DATA SECTION
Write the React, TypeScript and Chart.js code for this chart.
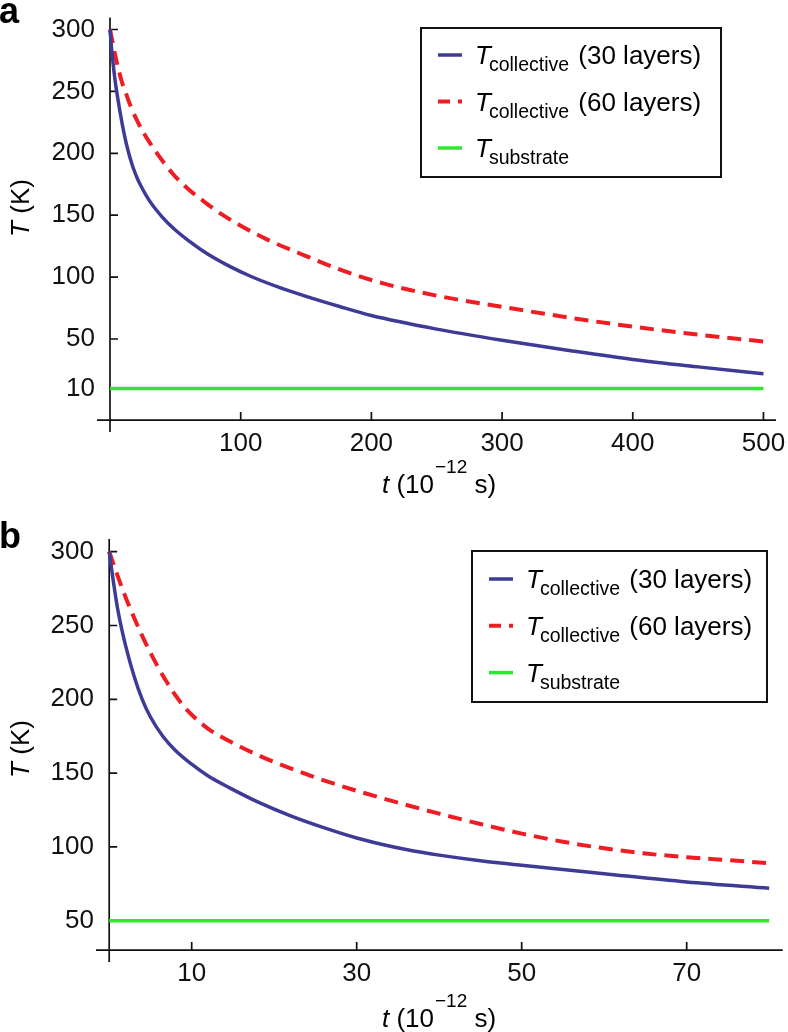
import React, { useEffect, useRef } from 'react';
import { Chart, registerables } from 'chart.js';

Chart.register(...registerables);

// ---------- data ----------
const timeA = [0, 1, 2, 3, 4, 6, 8, 10, 12, 14, 16, 18, 21, 24, 30, 40, 50, 60, 75, 92, 108, 130, 150, 175, 200, 250, 300, 350, 400, 450, 500];
const collective30A = [300, 287, 276, 266.5, 258, 244, 231.5, 220, 210, 201.5, 194, 187.5, 179.5, 173, 162, 148.5, 138, 129.5, 118.5, 108.5, 100.5, 91.5, 84.5, 76.5, 69, 58, 49, 41, 33.5, 27.5, 22];
const timeA60 = [0, 2, 4, 6, 9, 12, 16, 20, 26, 36, 48, 60, 72, 85, 100, 120, 150, 175, 207, 250, 300, 350, 400, 450, 500];
const collective60A = [300, 289.5, 279, 270, 258, 249, 237.5, 228, 216, 200, 183.5, 171, 161, 151, 141.5, 130.5, 117, 106.5, 95.5, 85, 76, 67.5, 60, 53.5, 48];
const substrateTimeA = [0, 500];
const substrateA = [10, 10];
const xTicksA = [100, 200, 300, 400, 500];
const yTicksA = [10, 50, 100, 150, 200, 250, 300];

const timeB = [0, 0.5, 1, 1.5, 2, 3, 4, 5, 6.5, 8, 10, 12, 14.6, 18, 22, 26, 30, 33, 36, 40, 45, 50, 60, 70, 80];
const collective30B = [300, 280, 262, 248, 236, 216, 200, 188, 175, 165.5, 156, 148, 140, 130.5, 121, 113, 106, 101.8, 98.2, 94.4, 90.6, 87.6, 81.8, 76.2, 72];
const timeB60 = [0, 1, 2, 3, 4, 5, 6, 7, 8, 9, 10, 12, 14.6, 16, 18.5, 20, 25, 30, 35, 40, 45, 50, 55, 60, 65, 70, 75, 80];
const collective60B = [300, 284, 269, 255.5, 243, 231.5, 221, 211.5, 203, 195.5, 189.5, 180, 171.5, 167.5, 161, 157.5, 147, 138, 130, 122.5, 115.5, 109, 103.5, 99, 95.5, 93, 91, 89];
const substrateTimeB = [0, 80];
const substrateB = [50, 50];
const xTicksB = [10, 30, 50, 70];
const yTicksB = [50, 100, 150, 200, 250, 300];

const legendSubscripts = ['collective', 'collective', 'substrate'];
const legendSuffixes = [' (30 layers)', ' (60 layers)', ''];

const FONT = '"Liberation Sans", Arial, Helvetica, sans-serif';
const W = 788;
const H = 516;

const decorPlugin = {
  id: 'decor',
  beforeDatasetsDraw(chart: any, _a: any, opts: any) {
    const ctx = chart.ctx;
    const xs = chart.scales.x;
    const ys = chart.scales.y;
    const area = chart.chartArea;
    const x0 = xs.getPixelForValue(0);
    const y0 = ys.getPixelForValue(opts.xAxisAt);
    ctx.save();
    ctx.strokeStyle = '#111';
    ctx.lineWidth = 1.7;
    ctx.beginPath();
    ctx.moveTo(x0, area.top);
    ctx.lineTo(x0, area.bottom);
    ctx.moveTo(area.left, y0);
    ctx.lineTo(area.right, y0);
    for (const t of xs.ticks) {
      const px = xs.getPixelForValue(t.value);
      ctx.moveTo(px, y0);
      ctx.lineTo(px, y0 - 8);
    }
    for (const t of ys.ticks) {
      const py = ys.getPixelForValue(t.value);
      ctx.moveTo(x0, py);
      ctx.lineTo(x0 + 8, py);
    }
    ctx.stroke();
    ctx.restore();
  },
  afterDraw(chart: any, _a: any, opts: any) {
    const ctx = chart.ctx;
    ctx.save();
    ctx.fillStyle = '#000';
    ctx.textBaseline = 'alphabetic';
    ctx.textAlign = 'left';

    // panel letter
    ctx.font = `bold 36px ${FONT}`;
    ctx.fillText(opts.letter, -1, opts.letterY);

    // y title  "T (K)"
    ctx.save();
    ctx.translate(29, opts.yTitleY);
    ctx.rotate(-Math.PI / 2);
    ctx.font = `italic 26px ${FONT}`;
    const wT = ctx.measureText('T').width;
    ctx.font = `26px ${FONT}`;
    const wK = ctx.measureText(' (K)').width;
    const sx = -(wT + wK) / 2;
    ctx.font = `italic 26px ${FONT}`;
    ctx.fillText('T', sx, 0);
    ctx.font = `26px ${FONT}`;
    ctx.fillText(' (K)', sx + wT, 0);
    ctx.restore();

    // x title  "t (10^-12 s)"
    let x = opts.xTitleX;
    const b = opts.xTitleBase;
    ctx.font = `italic 26px ${FONT}`;
    ctx.fillText('t', x, b);
    x += ctx.measureText('t').width;
    ctx.font = `26px ${FONT}`;
    ctx.fillText(' (10', x, b);
    x += ctx.measureText(' (10').width + 1;
    ctx.font = `19px ${FONT}`;
    ctx.fillText('\u221212', x, b - 20);
    x += ctx.measureText('\u221212').width;
    ctx.font = `26px ${FONT}`;
    ctx.fillText(' s)', x, b);

    // legend
    const box = opts.legend;
    ctx.lineWidth = 2;
    ctx.strokeStyle = '#111';
    ctx.strokeRect(box.x, box.y, box.w, box.h);
    chart.data.datasets.forEach((ds: any, i: number) => {
      const cy = box.y + box.rowTop + i * box.rowGap;
      ctx.save();
      ctx.strokeStyle = ds.borderColor;
      ctx.lineWidth = ds.borderWidth;
      ctx.setLineDash(ds.borderDash ? [12, 8] : []);
      ctx.beginPath();
      ctx.moveTo(box.x + 17, cy);
      ctx.lineTo(box.x + 41, cy);
      ctx.stroke();
      ctx.restore();
      let lx = box.x + 54;
      const base = cy + 9;
      ctx.font = `italic 26px ${FONT}`;
      ctx.fillText('T', lx, base);
      lx += ctx.measureText('T').width - 2;
      ctx.font = `19.5px ${FONT}`;
      ctx.fillText(legendSubscripts[i], lx, base + 7);
      lx += ctx.measureText(legendSubscripts[i]).width + 2;
      ctx.font = `26px ${FONT}`;
      ctx.fillText(legendSuffixes[i], lx, base);
    });
    ctx.restore();
  },
};

type PanelCfg = {
  letter: string;
  time30: number[];
  c30: number[];
  time60: number[];
  c60: number[];
  subTime: number[];
  sub: number[];
  xTicks: number[];
  yTicks: number[];
  xMin: number;
  xMax: number;
  yMin: number;
  yMax: number;
  xAxisAt: number;
  padTop: number;
  padRight: number;
  yWidth: number;
  xHeight: number;
  letterY: number;
  yTitleY: number;
  xTitleX: number;
  xTitleBase: number;
  legend: { x: number; y: number; w: number; h: number; rowTop: number; rowGap: number };
};

const panelA: PanelCfg = {
  letter: 'a',
  time30: timeA,
  c30: collective30A,
  time60: timeA60,
  c60: collective60A,
  subTime: substrateTimeA,
  sub: substrateA,
  xTicks: xTicksA,
  yTicks: yTicksA,
  xMin: -9.95,
  xMax: 509.6,
  yMin: -25.1,
  yMax: 309.6,
  xAxisAt: -15.5,
  padTop: 13,
  padRight: 12,
  yWidth: 97,
  xHeight: 84,
  letterY: 23,
  yTitleY: 208,
  xTitleX: 382,
  xTitleBase: 493,
  legend: { x: 421, y: 28, w: 300, h: 149, rowTop: 27, rowGap: 46.5 },
};

const panelB: PanelCfg = {
  letter: 'b',
  time30: timeB,
  c30: collective30B,
  time60: timeB60,
  c60: collective60B,
  subTime: substrateTimeB,
  sub: substrateB,
  xTicks: xTicksB,
  yTicks: yTicksB,
  xMin: -1.6,
  xMax: 81.64,
  yMin: 22.0,
  yMax: 308.6,
  xAxisAt: 30.1,
  padTop: 23,
  padRight: 5.3,
  yWidth: 96,
  xHeight: 70,
  letterY: 32,
  yTitleY: 233,
  xTitleX: 382,
  xTitleBase: 511,
  legend: { x: 472, y: 35, w: 295, h: 151, rowTop: 28, rowGap: 46.8 },
};

function Panel({ cfg, top }: { cfg: PanelCfg; top: number }) {
  const ref = useRef<HTMLCanvasElement>(null);
  useEffect(() => {
    const tickFont = { family: FONT, size: 26 };
    const chart = new Chart(ref.current as HTMLCanvasElement, {
      type: 'line',
      data: {
        datasets: [
          {
            label: 'T collective (30 layers)',
            data: cfg.time30.map((t, i) => ({ x: t, y: cfg.c30[i] })),
            borderColor: '#3d3b96',
            borderWidth: 3.5,
            pointRadius: 0,
            cubicInterpolationMode: 'monotone',
            fill: false,
          },
          {
            label: 'T collective (60 layers)',
            data: cfg.time60.map((t, i) => ({ x: t, y: cfg.c60[i] })),
            borderColor: '#ee1d23',
            borderWidth: 4,
            borderDash: [14, 8],
            pointRadius: 0,
            cubicInterpolationMode: 'monotone',
            fill: false,
          },
          {
            label: 'T substrate',
            data: cfg.subTime.map((t, i) => ({ x: t, y: cfg.sub[i] })),
            borderColor: '#2fe82f',
            borderWidth: 3.5,
            pointRadius: 0,
            fill: false,
          },
        ],
      } as any,
      options: {
        responsive: false,
        animation: false,
        devicePixelRatio: 1,
        layout: { padding: { left: 0, top: cfg.padTop, right: cfg.padRight, bottom: 0 } },
        scales: {
          x: {
            type: 'linear',
            min: cfg.xMin,
            max: cfg.xMax,
            grid: { display: false, drawTicks: false },
            border: { display: false },
            ticks: { font: tickFont, color: '#111', padding: -3.5, autoSkip: false, maxRotation: 0 },
            afterBuildTicks: (s: any) => {
              s.ticks = cfg.xTicks.map((v) => ({ value: v }));
            },
            afterFit: (s: any) => {
              s.height = cfg.xHeight;
            },
          },
          y: {
            type: 'linear',
            min: cfg.yMin,
            max: cfg.yMax,
            grid: { display: false, drawTicks: false },
            border: { display: false },
            ticks: { font: tickFont, color: '#111', padding: 2, autoSkip: false },
            afterBuildTicks: (s: any) => {
              s.ticks = cfg.yTicks.map((v) => ({ value: v }));
            },
            afterFit: (s: any) => {
              s.width = cfg.yWidth;
            },
          },
        },
        plugins: {
          legend: { display: false },
          tooltip: { enabled: false },
          decor: {
            letter: cfg.letter,
            xAxisAt: cfg.xAxisAt,
            letterY: cfg.letterY,
            yTitleY: cfg.yTitleY,
            xTitleX: cfg.xTitleX,
            xTitleBase: cfg.xTitleBase,
            legend: cfg.legend,
          },
        },
      } as any,
      plugins: [decorPlugin],
    });
    return () => chart.destroy();
  }, []);
  return (
    <canvas
      ref={ref}
      width={W}
      height={H}
      style={{ position: 'absolute', left: 0, top, width: W, height: H, display: 'block' }}
    />
  );
}

export default function App() {
  return (
    <div style={{ position: 'absolute', left: 0, top: 0, width: W, height: 1032, background: '#fff' }}>
      <Panel cfg={panelA} top={0} />
      <Panel cfg={panelB} top={H} />
    </div>
  );
}
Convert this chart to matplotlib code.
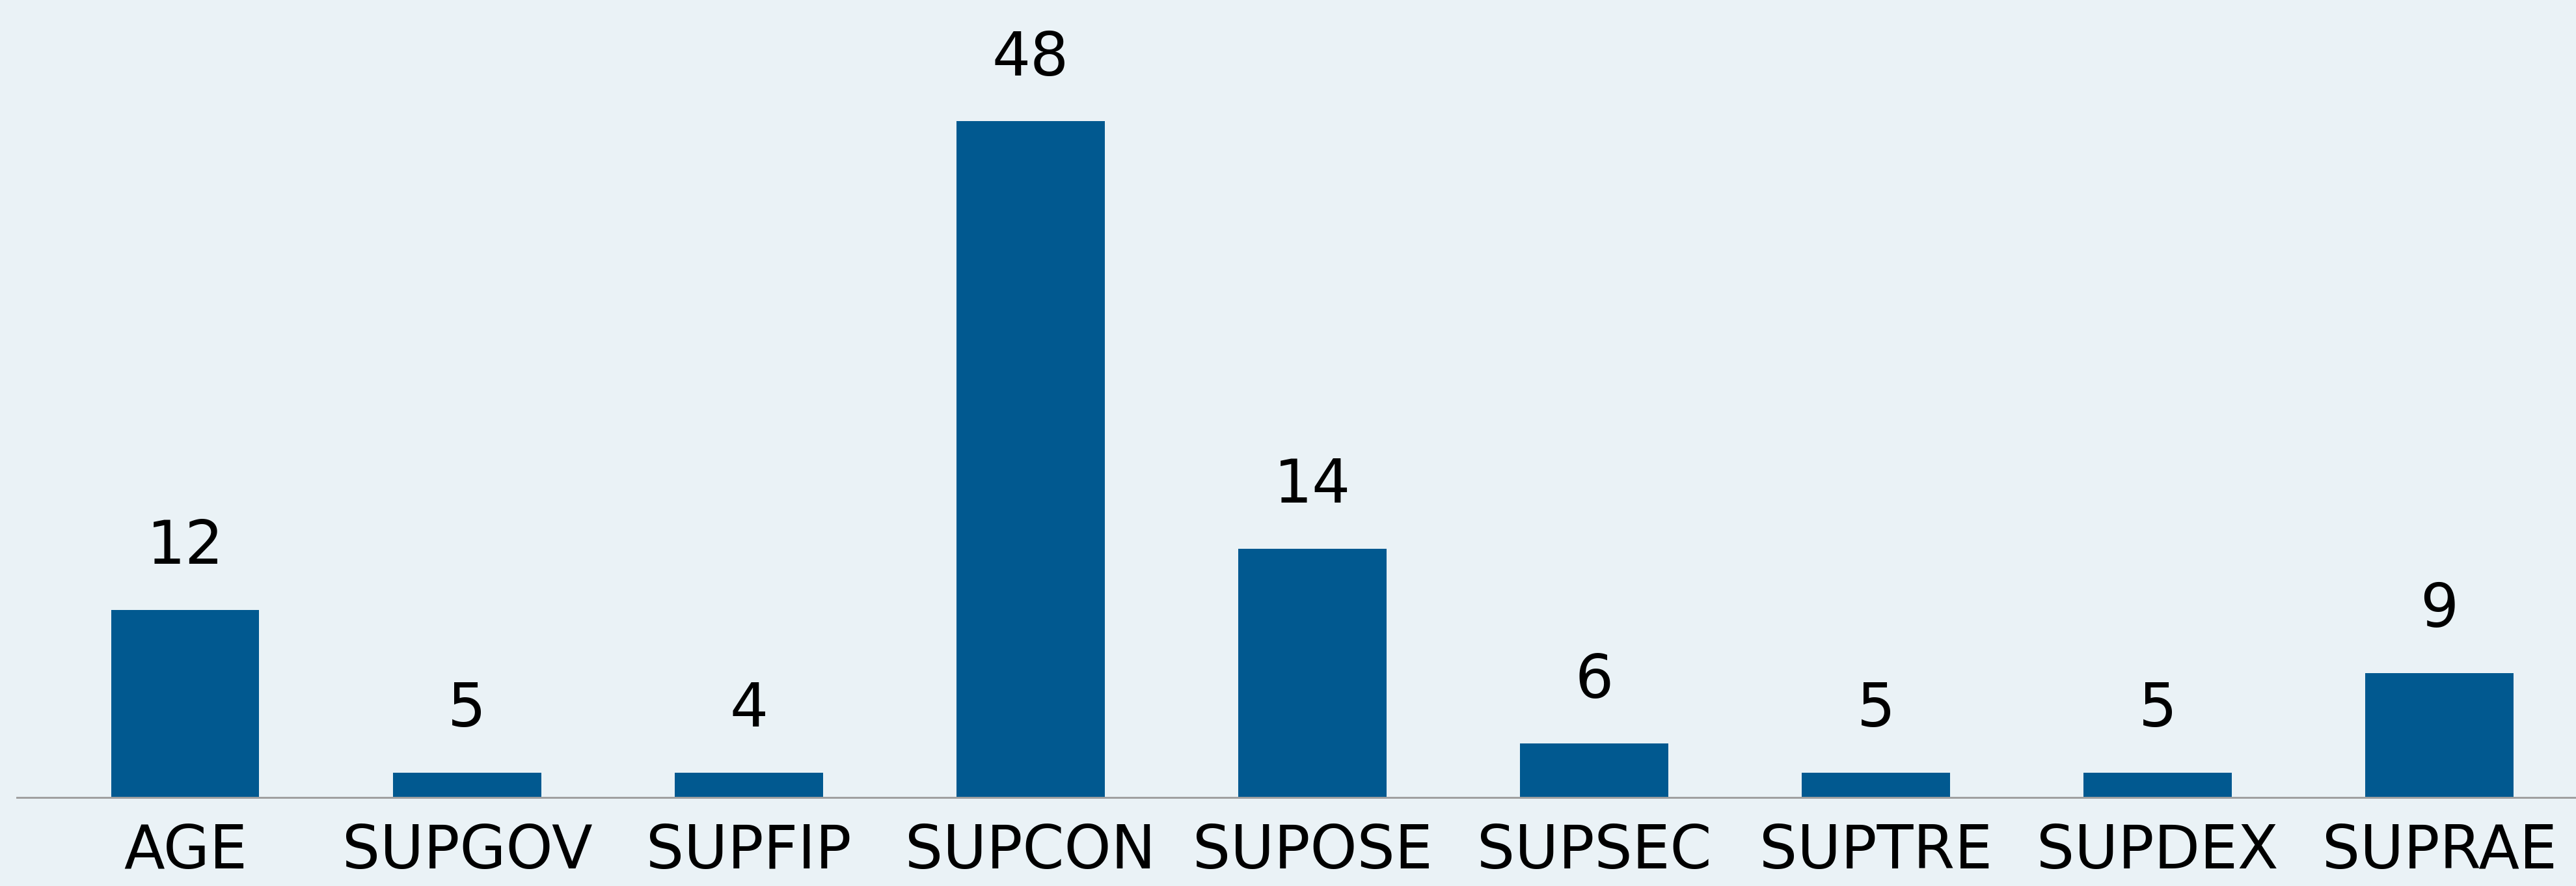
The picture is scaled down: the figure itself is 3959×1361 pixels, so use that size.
import matplotlib.pyplot as plt

# ==== DATA ====
categories = ["AGE", "SUPGOV", "SUPFIP", "SUPCON", "SUPOSE",
              "SUPSEC", "SUPTRE", "SUPDEX", "SUPRAE"]
# bar heights as drawn (scaled so SUPCON = 48)
heights = [13.4, 1.85, 1.85, 48, 17.7, 3.9, 1.85, 1.85, 8.9]
# value labels printed above bars
labels = [12, 5, 4, 48, 14, 6, 5, 5, 9]
# ==============

BG = "#eaf2f6"
BAR = "#015990"
AXIS = "#a0a0a0"

fig = plt.figure(figsize=(39.59, 13.61), dpi=100, facecolor=BG)
ax = fig.add_axes([25 / 3959, 134 / 1361, 1 - 25 / 3959, 1 - 134 / 1361])
ax.set_facecolor(BG)

x = list(range(len(categories)))
ax.bar(x, heights, width=0.525, color=BAR, zorder=2)
ax.axhline(0, color=AXIS, lw=4.3, zorder=3)

for xi, h, lab in zip(x, heights, labels):
    ax.annotate(str(lab), (xi, h), xytext=(0, 51), textcoords="offset points",
                ha="center", va="baseline", fontsize=67, color="black",
                family="DejaVu Sans")

ax.set_xlim(-0.60, 8.485)
ax.set_ylim(0, 56.6)
ax.set_xticks(x)
ax.set_xticklabels(categories, fontsize=66, family="DejaVu Sans")
ax.tick_params(axis="x", length=0, pad=26)
ax.set_yticks([])
for s in ax.spines.values():
    s.set_visible(False)

fig.savefig("out.png", dpi=100, facecolor=BG)
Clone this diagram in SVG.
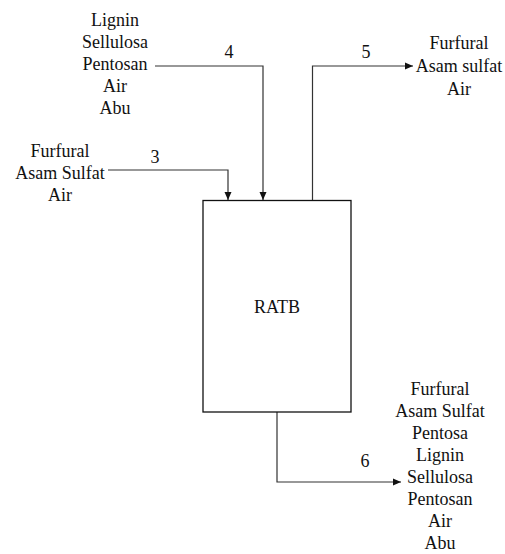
<svg xmlns="http://www.w3.org/2000/svg" width="505" height="554" viewBox="0 0 505 554">
  <style>
    text { font-family: 'Liberation Serif', 'Times New Roman', Times, 'DejaVu Serif', serif; font-size: 18px; fill: #111; }
    .c { text-anchor: middle; }
    .flow { fill: none; stroke: #333; stroke-width: 1.2; }
    .unit { fill: #fff; stroke: #111; stroke-width: 1.3; }
  </style>
  <defs>
    <marker id="arrow" viewBox="0 0 8 8" refX="8" refY="4" markerWidth="8" markerHeight="8" markerUnits="userSpaceOnUse" orient="auto">
      <path d="M0,0.5 L8,4 L0,7.5 Z" fill="#111"/>
    </marker>
  </defs>

  <rect width="505" height="554" fill="#fff"/>

  <!-- Process streams -->
  <g id="connectors" font-family="'Liberation Serif', 'Times New Roman', serif">
    <polyline id="stream-3" class="flow" points="108,170 228,170 228,200" marker-end="url(#arrow)"/>
    <polyline id="stream-4" class="flow" points="155,66 263,66 263,200" marker-end="url(#arrow)"/>
    <polyline id="stream-5" class="flow" points="312.5,200 312.5,66 413,66" marker-end="url(#arrow)"/>
    <polyline id="stream-6" class="flow" points="277,412 277,482 401,482" marker-end="url(#arrow)"/>
    <text class="c" x="155" y="163">3</text>
    <text class="c" x="229" y="58">4</text>
    <text class="c" x="366" y="58">5</text>
    <text class="c" x="365" y="467">6</text>
  </g>

  <!-- Reactor -->
  <g id="ratb">
    <rect class="unit" x="203" y="200.5" width="148" height="211.5"/>
    <text class="c" x="277" y="313">RATB</text>
  </g>

  <!-- Feed stream 4 composition -->
  <g id="feed-4">
    <text class="c" x="115" y="26">Lignin</text>
    <text class="c" x="115" y="48">Sellulosa</text>
    <text class="c" x="115" y="70">Pentosan</text>
    <text class="c" x="115" y="92">Air</text>
    <text class="c" x="115" y="114">Abu</text>
  </g>

  <!-- Feed stream 3 composition -->
  <g id="feed-3">
    <text class="c" x="60" y="157">Furfural</text>
    <text class="c" x="60" y="179">Asam Sulfat</text>
    <text class="c" x="60" y="201">Air</text>
  </g>

  <!-- Vapour product stream 5 -->
  <g id="product-5">
    <text class="c" x="459" y="49">Furfural</text>
    <text class="c" x="459" y="72">Asam sulfat</text>
    <text class="c" x="459" y="95">Air</text>
  </g>

  <!-- Bottom product stream 6 -->
  <g id="product-6">
    <text class="c" x="440" y="395">Furfural</text>
    <text class="c" x="440" y="417">Asam Sulfat</text>
    <text class="c" x="440" y="439">Pentosa</text>
    <text class="c" x="440" y="461">Lignin</text>
    <text class="c" x="440" y="483">Sellulosa</text>
    <text class="c" x="440" y="505">Pentosan</text>
    <text class="c" x="440" y="527">Air</text>
    <text class="c" x="440" y="549">Abu</text>
  </g>
</svg>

CHALLENGE
Quote nothing but the lines that run from the line containing "The picture is" through the line containing "ax.set_facecolor(BG)", keeping both of them word for word.

THE REPLY
The picture is scaled down: the figure itself is 3959×1361 pixels, so use that size.
import matplotlib.pyplot as plt

# ==== DATA ====
categories = ["AGE", "SUPGOV", "SUPFIP", "SUPCON", "SUPOSE",
              "SUPSEC", "SUPTRE", "SUPDEX", "SUPRAE"]
# bar heights as drawn (scaled so SUPCON = 48)
heights = [13.4, 1.85, 1.85, 48, 17.7, 3.9, 1.85, 1.85, 8.9]
# value labels printed above bars
labels = [12, 5, 4, 48, 14, 6, 5, 5, 9]
# ==============

BG = "#eaf2f6"
BAR = "#015990"
AXIS = "#a0a0a0"

fig = plt.figure(figsize=(39.59, 13.61), dpi=100, facecolor=BG)
ax = fig.add_axes([25 / 3959, 134 / 1361, 1 - 25 / 3959, 1 - 134 / 1361])
ax.set_facecolor(BG)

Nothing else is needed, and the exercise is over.